Okay, wrap it up everybody, we did it. We reached peak vending machine. Beyond the usual snack/drink vending machines, I've seen ones for meats, cheeses, technology, books, anything you can think of.

This, though? This is as high as it can go, the ultimate vending machine art form. No need to keep innovating.

"Today I found an unexploded WWII bomb."

And you were somehow chill enough about the situation to take a cheery photo with it! Those are some steady nerves you've got there. Though I truly hope this isn't what you did, the thought of just leaving it there for someone else to find is a little funny.

"This huge leaf I found."

Do you know what that's the perfect size for? A mask. Cut some eyeholes in it, strap it to your face with twine or a rope made out of grass, forgo all human worries, then run off into the woods to be a little feral leaf sprite.

"The way the light hits this spiderweb makes it look like a CD-rom."

I've been staring at this photo for some time now, and I'm still not convinced this isn't a CD-rom that got stuck in a web. Surely I could walk right over and pick it up, put it in my car and listen to the spider's mixtape.

"There is a completely different drink underneath the label."

Fun fact, this is potentially due to a can shortage going on right now, breweries are putting newer labels on whatever excess cans they have laying around. With how many shortages are going on around the world, I'm actually surprised this isn't more common.

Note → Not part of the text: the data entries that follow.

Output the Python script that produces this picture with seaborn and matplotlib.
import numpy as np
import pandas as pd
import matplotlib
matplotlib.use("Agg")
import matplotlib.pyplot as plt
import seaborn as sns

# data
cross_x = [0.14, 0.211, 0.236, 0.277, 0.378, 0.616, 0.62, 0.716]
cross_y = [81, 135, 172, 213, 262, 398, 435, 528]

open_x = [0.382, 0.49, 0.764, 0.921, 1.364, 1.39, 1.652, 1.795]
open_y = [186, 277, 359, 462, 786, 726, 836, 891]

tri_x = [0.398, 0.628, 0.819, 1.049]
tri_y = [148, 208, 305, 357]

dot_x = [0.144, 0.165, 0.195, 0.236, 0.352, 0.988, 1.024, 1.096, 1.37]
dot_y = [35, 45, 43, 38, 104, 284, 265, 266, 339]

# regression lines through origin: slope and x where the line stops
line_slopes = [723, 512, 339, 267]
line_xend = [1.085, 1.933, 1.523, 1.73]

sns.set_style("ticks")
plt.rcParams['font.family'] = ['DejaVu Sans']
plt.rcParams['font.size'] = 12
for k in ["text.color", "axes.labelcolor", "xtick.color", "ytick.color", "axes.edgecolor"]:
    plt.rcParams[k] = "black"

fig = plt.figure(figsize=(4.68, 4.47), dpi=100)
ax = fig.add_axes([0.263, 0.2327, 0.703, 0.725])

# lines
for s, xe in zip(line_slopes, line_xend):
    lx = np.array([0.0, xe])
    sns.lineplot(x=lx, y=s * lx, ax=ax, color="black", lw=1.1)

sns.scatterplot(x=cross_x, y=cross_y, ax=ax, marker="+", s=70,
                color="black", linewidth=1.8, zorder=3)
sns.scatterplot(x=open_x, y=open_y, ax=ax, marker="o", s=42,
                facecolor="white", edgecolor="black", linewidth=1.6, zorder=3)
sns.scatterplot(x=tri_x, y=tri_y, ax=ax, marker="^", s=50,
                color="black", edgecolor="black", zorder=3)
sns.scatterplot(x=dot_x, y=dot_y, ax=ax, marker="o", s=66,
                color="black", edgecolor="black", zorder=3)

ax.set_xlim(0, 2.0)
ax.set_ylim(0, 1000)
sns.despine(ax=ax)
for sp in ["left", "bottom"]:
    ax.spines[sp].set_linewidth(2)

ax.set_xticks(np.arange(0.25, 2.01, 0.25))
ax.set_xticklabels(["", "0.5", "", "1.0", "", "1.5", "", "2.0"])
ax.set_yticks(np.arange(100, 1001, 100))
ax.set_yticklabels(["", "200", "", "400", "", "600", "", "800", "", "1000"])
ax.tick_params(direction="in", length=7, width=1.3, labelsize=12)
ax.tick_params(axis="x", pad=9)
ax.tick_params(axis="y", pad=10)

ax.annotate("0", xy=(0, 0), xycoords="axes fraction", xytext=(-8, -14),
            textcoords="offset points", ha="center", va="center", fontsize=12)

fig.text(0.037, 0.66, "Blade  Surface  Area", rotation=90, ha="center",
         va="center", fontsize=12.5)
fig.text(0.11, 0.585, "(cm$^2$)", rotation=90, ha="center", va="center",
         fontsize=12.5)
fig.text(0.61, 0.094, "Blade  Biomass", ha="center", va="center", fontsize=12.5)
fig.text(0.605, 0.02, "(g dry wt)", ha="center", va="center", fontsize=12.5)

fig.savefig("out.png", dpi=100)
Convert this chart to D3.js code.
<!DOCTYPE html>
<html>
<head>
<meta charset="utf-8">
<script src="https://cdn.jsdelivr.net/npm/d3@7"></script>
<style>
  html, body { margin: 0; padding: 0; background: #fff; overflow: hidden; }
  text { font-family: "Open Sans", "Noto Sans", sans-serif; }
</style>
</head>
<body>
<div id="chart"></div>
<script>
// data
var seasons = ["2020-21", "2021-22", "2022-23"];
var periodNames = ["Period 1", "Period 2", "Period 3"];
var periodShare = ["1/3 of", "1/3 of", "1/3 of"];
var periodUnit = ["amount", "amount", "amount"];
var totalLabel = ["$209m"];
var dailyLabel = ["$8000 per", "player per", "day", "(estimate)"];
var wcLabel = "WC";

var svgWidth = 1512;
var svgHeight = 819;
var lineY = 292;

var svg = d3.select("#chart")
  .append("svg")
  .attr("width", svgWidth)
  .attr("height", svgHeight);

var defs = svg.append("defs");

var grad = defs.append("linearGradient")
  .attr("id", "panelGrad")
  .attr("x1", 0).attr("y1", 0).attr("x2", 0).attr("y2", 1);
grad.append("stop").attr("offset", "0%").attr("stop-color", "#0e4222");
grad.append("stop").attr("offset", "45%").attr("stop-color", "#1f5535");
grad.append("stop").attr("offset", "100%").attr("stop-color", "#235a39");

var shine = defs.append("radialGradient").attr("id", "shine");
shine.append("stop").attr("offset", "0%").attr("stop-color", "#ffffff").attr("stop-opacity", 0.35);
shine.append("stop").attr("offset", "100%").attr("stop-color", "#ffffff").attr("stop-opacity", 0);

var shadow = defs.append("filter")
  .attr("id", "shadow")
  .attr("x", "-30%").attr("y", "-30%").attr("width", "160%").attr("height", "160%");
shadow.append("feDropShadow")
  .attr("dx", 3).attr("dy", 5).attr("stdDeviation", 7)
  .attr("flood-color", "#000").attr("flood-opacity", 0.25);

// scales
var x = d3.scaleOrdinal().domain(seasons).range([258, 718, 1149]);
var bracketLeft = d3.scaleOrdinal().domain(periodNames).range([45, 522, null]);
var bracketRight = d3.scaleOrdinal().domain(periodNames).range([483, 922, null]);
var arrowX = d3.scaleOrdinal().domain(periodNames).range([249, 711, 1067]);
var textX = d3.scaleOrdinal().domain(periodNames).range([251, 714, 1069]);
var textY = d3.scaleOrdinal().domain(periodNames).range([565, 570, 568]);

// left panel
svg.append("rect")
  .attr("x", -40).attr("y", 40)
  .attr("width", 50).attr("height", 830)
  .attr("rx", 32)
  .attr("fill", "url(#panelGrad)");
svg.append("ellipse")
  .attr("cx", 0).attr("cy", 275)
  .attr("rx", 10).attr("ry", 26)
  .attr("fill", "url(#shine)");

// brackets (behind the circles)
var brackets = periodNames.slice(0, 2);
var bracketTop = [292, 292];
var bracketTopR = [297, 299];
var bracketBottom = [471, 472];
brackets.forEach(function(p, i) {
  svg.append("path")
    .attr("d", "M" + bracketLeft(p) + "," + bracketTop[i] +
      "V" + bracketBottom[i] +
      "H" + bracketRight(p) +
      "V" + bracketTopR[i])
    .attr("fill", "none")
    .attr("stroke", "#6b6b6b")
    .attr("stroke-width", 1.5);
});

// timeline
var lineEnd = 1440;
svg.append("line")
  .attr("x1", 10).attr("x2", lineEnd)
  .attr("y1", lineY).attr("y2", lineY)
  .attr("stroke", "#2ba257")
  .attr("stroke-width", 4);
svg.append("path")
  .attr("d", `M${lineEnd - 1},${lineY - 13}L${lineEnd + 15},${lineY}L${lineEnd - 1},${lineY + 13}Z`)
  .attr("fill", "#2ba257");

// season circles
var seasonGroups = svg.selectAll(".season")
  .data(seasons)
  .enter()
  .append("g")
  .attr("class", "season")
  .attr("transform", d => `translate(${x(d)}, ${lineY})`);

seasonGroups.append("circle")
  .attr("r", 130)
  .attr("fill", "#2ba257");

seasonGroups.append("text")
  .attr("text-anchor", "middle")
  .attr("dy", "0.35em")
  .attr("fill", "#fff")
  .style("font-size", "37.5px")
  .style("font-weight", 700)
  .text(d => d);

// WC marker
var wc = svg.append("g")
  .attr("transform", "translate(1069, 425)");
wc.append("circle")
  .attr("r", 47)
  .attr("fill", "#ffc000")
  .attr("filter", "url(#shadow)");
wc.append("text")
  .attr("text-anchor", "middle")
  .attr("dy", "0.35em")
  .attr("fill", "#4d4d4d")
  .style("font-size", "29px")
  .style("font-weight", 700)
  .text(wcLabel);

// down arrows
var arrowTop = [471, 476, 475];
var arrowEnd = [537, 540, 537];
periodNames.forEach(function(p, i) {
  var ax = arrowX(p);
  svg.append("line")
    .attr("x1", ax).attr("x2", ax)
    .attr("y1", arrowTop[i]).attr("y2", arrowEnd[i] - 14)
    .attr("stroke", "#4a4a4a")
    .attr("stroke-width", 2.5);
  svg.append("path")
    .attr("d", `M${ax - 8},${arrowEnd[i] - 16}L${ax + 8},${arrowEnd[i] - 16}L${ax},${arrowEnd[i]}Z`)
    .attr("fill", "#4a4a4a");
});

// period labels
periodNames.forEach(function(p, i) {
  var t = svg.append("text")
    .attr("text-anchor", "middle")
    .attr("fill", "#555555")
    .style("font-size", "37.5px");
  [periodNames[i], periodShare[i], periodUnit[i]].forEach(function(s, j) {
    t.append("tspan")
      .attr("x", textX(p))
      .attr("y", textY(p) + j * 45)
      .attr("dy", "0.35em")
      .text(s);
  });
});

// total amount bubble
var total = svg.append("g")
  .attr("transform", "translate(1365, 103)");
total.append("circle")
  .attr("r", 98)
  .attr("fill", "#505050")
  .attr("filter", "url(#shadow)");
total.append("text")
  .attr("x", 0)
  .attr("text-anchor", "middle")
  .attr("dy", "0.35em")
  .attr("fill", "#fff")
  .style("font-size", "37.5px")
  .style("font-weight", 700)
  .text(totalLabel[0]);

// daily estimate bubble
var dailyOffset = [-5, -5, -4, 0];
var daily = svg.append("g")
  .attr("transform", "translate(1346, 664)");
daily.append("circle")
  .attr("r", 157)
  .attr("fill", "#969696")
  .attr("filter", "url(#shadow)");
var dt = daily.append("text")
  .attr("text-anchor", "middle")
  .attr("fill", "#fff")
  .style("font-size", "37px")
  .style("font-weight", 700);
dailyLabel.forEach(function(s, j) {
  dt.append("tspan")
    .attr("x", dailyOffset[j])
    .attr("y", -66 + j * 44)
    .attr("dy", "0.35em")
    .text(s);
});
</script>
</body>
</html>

"Rodent is storing acorns in my car’s vent."

Is you driving away the equivalent of pulling up to your favorite restaurant only to discover it's closed for this squirrel? If so, I feel its pain. You could have at least posted a notice or something so he wasn't caught so off guard.

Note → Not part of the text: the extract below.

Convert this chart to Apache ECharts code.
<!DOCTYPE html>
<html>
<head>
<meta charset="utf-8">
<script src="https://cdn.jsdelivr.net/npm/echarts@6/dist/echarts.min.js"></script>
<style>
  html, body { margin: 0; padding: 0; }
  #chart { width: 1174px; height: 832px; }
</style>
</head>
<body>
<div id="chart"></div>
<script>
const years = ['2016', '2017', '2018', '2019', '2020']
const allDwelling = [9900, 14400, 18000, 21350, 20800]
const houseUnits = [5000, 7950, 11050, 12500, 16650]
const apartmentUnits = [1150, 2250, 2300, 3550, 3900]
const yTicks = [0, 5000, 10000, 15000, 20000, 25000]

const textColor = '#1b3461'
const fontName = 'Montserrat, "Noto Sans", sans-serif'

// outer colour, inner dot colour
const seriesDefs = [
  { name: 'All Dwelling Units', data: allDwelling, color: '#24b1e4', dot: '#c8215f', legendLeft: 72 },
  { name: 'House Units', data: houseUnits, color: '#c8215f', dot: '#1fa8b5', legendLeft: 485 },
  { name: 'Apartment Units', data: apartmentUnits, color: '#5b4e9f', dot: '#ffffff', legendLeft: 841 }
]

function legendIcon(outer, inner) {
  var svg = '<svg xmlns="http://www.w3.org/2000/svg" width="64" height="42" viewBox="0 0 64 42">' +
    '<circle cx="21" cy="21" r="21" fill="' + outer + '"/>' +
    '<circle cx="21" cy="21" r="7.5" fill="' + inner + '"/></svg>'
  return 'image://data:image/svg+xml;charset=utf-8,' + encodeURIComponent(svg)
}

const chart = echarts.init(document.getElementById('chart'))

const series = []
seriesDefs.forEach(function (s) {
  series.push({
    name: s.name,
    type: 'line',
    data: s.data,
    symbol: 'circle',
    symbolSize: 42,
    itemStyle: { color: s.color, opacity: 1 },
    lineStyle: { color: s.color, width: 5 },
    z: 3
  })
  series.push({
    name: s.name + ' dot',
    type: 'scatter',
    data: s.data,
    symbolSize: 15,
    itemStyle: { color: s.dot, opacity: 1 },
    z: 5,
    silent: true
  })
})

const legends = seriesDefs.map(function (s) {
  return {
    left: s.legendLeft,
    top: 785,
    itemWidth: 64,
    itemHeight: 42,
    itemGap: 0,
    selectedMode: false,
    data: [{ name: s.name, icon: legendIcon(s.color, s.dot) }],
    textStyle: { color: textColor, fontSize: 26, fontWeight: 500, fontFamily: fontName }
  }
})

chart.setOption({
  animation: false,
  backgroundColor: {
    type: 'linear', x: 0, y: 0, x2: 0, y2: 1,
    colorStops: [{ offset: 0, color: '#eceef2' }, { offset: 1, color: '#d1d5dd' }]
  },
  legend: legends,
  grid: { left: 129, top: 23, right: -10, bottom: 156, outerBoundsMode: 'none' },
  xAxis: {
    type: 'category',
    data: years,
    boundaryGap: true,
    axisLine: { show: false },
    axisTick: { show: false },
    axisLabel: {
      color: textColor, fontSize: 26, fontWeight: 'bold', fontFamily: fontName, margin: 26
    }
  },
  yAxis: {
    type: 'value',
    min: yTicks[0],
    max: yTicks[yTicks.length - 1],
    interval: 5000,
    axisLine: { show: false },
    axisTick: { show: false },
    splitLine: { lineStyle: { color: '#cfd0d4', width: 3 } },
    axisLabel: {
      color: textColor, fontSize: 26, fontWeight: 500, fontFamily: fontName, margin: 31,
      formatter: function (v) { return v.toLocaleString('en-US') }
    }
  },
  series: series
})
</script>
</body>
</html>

"The Amsterdam Schiphol airport has a 'no balloons' policy."

These signs are at railroad tracks, and they prohibit balloons because if one were let go, it could float up and damage the power cable.

Or, someone at the Schiphol really hates birthday parties and wants people to celebrate elsewhere.

"My mate actually made a comfortable grass couch..."

Someone in the comments asked if it was squishy or wet, to which the uploader replied, "Firm and dry this day, all the perks of laying on the ground but with less laying and more lounging." Is it weird to think that this actually sounds amazing?

"[High] five zone."

This is a nice idea! It's cute, simple, and brings a smile to the faces of runners, cyclists, and every other type of pedestrian.

Though, according to someone in the comments who knows where this is, the hand gets broken all the time. Not very nice, everyone.

"These Spring Shoes I found at a thrift store many years ago."

Have you ever wanted the thrill of a trampoline mixed with the mechanics of a pogo stick and the instability of stilts? Boy, do I have the product for you then.

There's no way anyone was able to use these without breaking a collarbone.

"This building has a map of its location on the side."

This reads like a giant version of those 'you are here' maps they have in malls, but less helpful because none of the streets are listed. I can't even know what stores are nearby! I just know I'm at this building!

"I Preserve and Frame Spiderwebs!"

This is the first time I've heard of this hobby, but I get it. Each one is unique and they certainly are natural works of art. Hopefully, you're paying the spiders fairly, though. You wouldn't want to treat your artists poorly.

"My KitKat wafer was sideways in the chocolate."

Someone got a little dizzy in the old KitKat factory, or this one took a nasty fall and this is what a wafer dislocation looks like. I was going to suggest getting it x-rayed, but I suppose you already did that by taking a bite.

"Tbt to when rats decided to make a feast with pizza and pasta under the hood of my car."

And you scared them off by opening it! They were having a lovely date, one of the rats was even planning on proposing, but you barged on in and now they're both put off. Good job, you made it weird, let them have their privacy.

"A Popped Coffee Bean."

I wasn't alone in immediately imagining a bowl of popped coffee beans like popcorn, right? And I also wasn't alone in immediately recoiling at the thought of how awful it must taste, then throwing the whole bowl out and never thinking about it again?